** BEGIN **
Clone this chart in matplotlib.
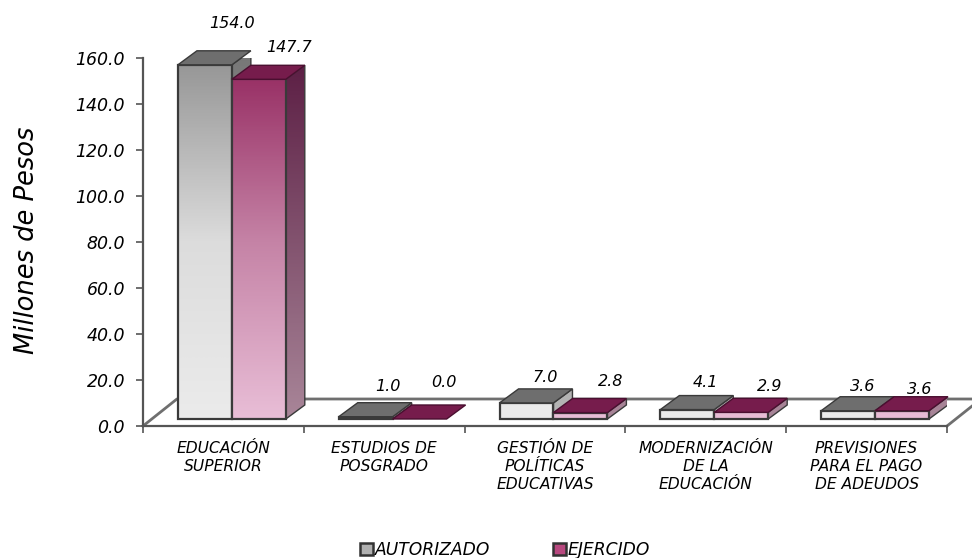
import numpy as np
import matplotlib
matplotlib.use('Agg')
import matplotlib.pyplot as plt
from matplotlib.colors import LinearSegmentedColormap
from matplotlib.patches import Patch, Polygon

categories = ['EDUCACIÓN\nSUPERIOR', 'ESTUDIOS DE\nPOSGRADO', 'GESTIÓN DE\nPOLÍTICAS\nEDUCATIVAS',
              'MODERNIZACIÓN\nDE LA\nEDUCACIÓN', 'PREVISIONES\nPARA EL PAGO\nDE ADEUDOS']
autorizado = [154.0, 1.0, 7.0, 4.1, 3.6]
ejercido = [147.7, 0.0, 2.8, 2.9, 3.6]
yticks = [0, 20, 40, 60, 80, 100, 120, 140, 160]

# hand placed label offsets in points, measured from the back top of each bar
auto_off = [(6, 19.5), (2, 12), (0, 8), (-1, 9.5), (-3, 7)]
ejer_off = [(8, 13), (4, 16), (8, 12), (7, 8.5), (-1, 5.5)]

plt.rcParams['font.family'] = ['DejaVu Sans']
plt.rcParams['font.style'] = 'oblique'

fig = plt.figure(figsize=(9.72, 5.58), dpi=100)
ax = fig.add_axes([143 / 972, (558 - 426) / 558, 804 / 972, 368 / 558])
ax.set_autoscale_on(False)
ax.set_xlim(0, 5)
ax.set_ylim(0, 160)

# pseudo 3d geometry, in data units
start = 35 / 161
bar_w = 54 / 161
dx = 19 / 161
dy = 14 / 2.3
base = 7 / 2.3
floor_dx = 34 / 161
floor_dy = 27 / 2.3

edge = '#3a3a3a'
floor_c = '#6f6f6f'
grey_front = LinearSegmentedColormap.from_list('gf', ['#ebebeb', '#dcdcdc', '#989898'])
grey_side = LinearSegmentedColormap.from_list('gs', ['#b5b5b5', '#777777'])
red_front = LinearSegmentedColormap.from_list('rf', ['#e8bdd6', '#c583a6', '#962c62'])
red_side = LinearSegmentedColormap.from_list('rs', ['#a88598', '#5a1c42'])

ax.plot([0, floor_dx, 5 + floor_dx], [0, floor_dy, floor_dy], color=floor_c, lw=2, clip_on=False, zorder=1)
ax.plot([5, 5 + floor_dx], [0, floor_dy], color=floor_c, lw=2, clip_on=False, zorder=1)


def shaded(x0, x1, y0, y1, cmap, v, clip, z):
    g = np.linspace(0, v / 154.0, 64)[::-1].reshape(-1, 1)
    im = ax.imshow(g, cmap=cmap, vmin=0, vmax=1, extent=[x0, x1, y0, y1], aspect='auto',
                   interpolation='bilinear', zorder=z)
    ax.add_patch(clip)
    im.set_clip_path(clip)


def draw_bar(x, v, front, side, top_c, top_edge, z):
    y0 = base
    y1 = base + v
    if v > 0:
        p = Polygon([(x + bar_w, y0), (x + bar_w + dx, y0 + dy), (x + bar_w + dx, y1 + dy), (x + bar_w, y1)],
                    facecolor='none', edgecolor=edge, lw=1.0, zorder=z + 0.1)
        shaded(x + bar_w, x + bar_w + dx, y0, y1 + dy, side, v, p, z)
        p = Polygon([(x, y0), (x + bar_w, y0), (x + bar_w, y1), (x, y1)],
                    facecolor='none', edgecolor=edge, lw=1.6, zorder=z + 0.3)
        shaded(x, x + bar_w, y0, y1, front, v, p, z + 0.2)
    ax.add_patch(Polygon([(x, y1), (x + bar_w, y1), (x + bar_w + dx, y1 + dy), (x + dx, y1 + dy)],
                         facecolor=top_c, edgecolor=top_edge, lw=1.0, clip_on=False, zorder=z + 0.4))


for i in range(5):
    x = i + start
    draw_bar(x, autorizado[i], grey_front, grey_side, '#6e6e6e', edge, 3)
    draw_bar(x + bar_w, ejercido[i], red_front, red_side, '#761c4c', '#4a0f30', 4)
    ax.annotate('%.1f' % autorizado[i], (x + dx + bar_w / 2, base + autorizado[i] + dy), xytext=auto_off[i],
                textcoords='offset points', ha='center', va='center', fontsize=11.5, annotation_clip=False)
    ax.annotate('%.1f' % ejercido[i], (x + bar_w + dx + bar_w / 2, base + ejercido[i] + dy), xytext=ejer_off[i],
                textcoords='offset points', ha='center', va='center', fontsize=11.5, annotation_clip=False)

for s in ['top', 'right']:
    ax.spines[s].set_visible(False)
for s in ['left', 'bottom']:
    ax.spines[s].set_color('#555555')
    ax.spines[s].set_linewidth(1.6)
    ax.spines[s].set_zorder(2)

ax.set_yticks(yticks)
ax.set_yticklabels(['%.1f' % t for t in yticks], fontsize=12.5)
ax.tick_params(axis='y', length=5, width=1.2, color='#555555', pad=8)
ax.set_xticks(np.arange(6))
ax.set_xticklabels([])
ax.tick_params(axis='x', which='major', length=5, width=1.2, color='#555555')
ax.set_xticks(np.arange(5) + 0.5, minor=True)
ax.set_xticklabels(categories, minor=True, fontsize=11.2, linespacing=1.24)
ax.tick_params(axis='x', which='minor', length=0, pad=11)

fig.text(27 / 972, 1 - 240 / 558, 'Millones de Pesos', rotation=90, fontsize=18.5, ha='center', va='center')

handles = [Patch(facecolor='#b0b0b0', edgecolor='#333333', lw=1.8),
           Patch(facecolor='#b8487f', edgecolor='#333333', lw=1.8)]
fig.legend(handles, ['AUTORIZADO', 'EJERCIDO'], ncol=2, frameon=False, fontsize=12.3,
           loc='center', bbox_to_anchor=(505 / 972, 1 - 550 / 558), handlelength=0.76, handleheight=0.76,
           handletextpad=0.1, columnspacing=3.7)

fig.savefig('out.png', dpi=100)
** END **
• [To do]:
What is the number of lines above that hold the string "matplotlib"? Answer with that number alone.

• [Written solution]:
6